Did the book leave you with questions you wish it had answered? 

CW: I have a lot of general questions, some of which you’ve already addressed, and one very specific one. She mentions the night the cast of Hamilton celebrated the anniversary of the opening of A Chorus Line at The Public Theater. I’ve watched the footage from that night many times on YouTube. So I went back again and noticed that near the end of the video Bishop is standing next to Ariana DeBose, who was in the ensemble at that time in the show’s history. Bishop talks about giving advice to one of the chorus members who had caught her eye during the show, a sort of passing-the-torch moment. I keep wondering if it was DeBose who she said that to. It would have been poetic, as she would go on to win an Oscar for playing Anita in West Side Story, a role that Bishop once played on stage herself. But in the book she never tells us who it was.

MKC: That’s hilarious, I ALSO instantly wanted to believe it was Ariana DeBose.

I think, as you’ve said, The Third Gilmore Girl gives us a good idea of who Kelly Bishop is as a person, but a much more generalized view of her career. There could certainly be whole books about just her time working on Chorus Line or her time on Gilmore Girls. I feel like I got a little taste of everything, but would’ve loved a full meal out of any one of those experiences from her.

CW: That’s a great summary. It’s a brisk and easy read, which is either a selling point or a shortcoming, depending on what you want out of it.
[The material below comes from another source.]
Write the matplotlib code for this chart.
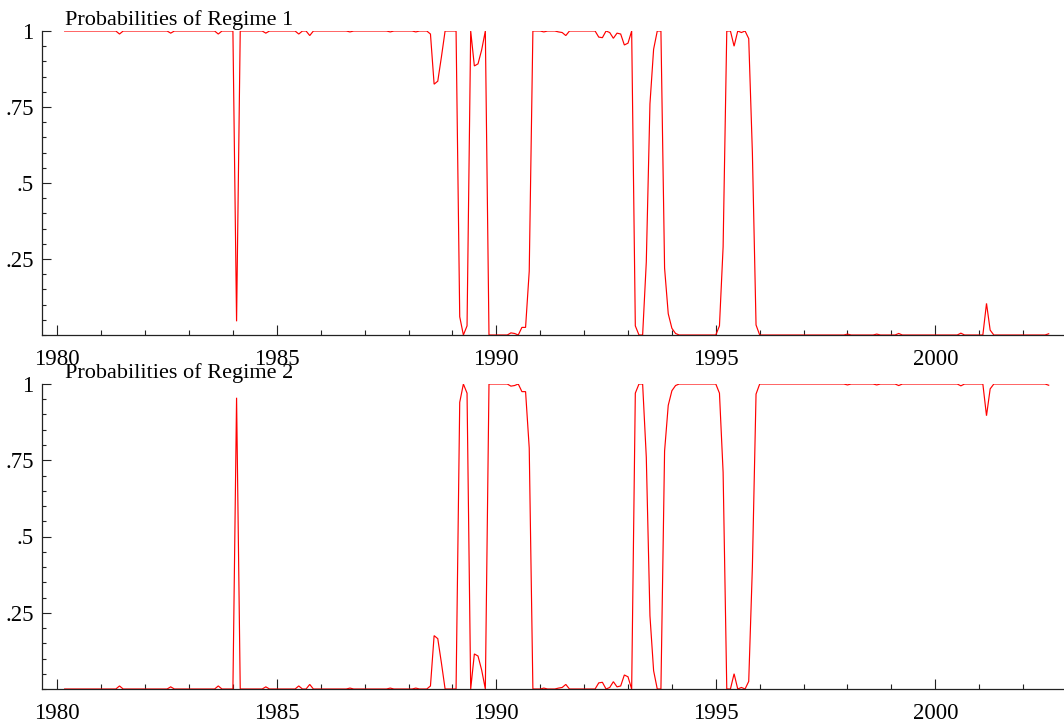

Anything else to add before we wrap up?

MKC: Just that, despite any disappointments I did have with the book, I’m really glad she wrote it and we have this account of her amazing career! She’s clearly a private person, so I thought it was powerful she chose to share difficult things about her childhood or her abortion. I was touched by that. It is wonderful to get insight into the person behind the performer. 

CW: Yeah, she’s had an amazing life, and I’m glad that she was willing to share so much of it in the book.